Madeira Acoustic and Electric Guitars were import guitars based on existing Guild designs. They are characterized by their substantially unique pickguard shape and differing headstock.

Similarly to Madeira, Burnside Electric Guitars were Guild electric guitar designs (typically of super-Strat delineation) manufactured outside the United States. The headstocks on these guitars read "Burnside by Guild." Both brands were discontinued in the early 1990s.

After Fender purchased Guild in the mid 1990s, reissues of some Guild electric guitars were manufactured in Korea under the DeArmond brand name, which Fender also owned the rights to. Import reissue models included the Starfire, X155, T400, M-75 Bluesbird, S-73, and Pilot Bass series. On the front of the headstock, these instruments display the DeArmond logo above a modified version of Guild's Chesterfield logo. On early production versions, the truss rod cover is stenciled with the word 'Guild' stylized and the DeArmond reissue model number, and the back of the headstock is stenciled with 'DeArmond by Guild' above the guitar's serial number. Later production versions drop all references to the Guild brand name except for a modified Chesterfield headstock inlay on most models. The DeArmond line also included other less expensive models similar in design to the Guild reissues and manufactured in Indonesia. The DeArmond brand was discontinued in the early 2000s.

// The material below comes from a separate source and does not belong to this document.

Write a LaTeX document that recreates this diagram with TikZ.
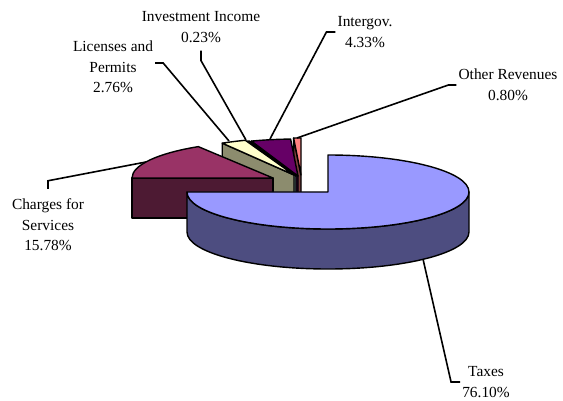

While not a discrete brand, in the early 2000s, FMIC created a new line of Guild acoustic guitars called the GAD-series, which stood for "Guild Acoustic Design." As with the other import lines, these guitars were based on past and present Guild acoustic guitar designs, but were built in China. All of these models were designated with a 'GAD' as a model prefix. These guitars featured poly finishes (as opposed to traditional nitrocellulose lacquer on US models) and nondescript wood grading. FMIC did not choose to create this line under a different brand name, but left it as a new series of guitars from Guild. This choice caused confusion for buyers, as it marked the first time that an import had actually donned the Guild brand name, which had previously only been used to describe US-made guitars. Because of this, it was no longer immediately clear if a Guild-branded guitar is a US-made model or an import, although the GAD models usually had unique ornamentation.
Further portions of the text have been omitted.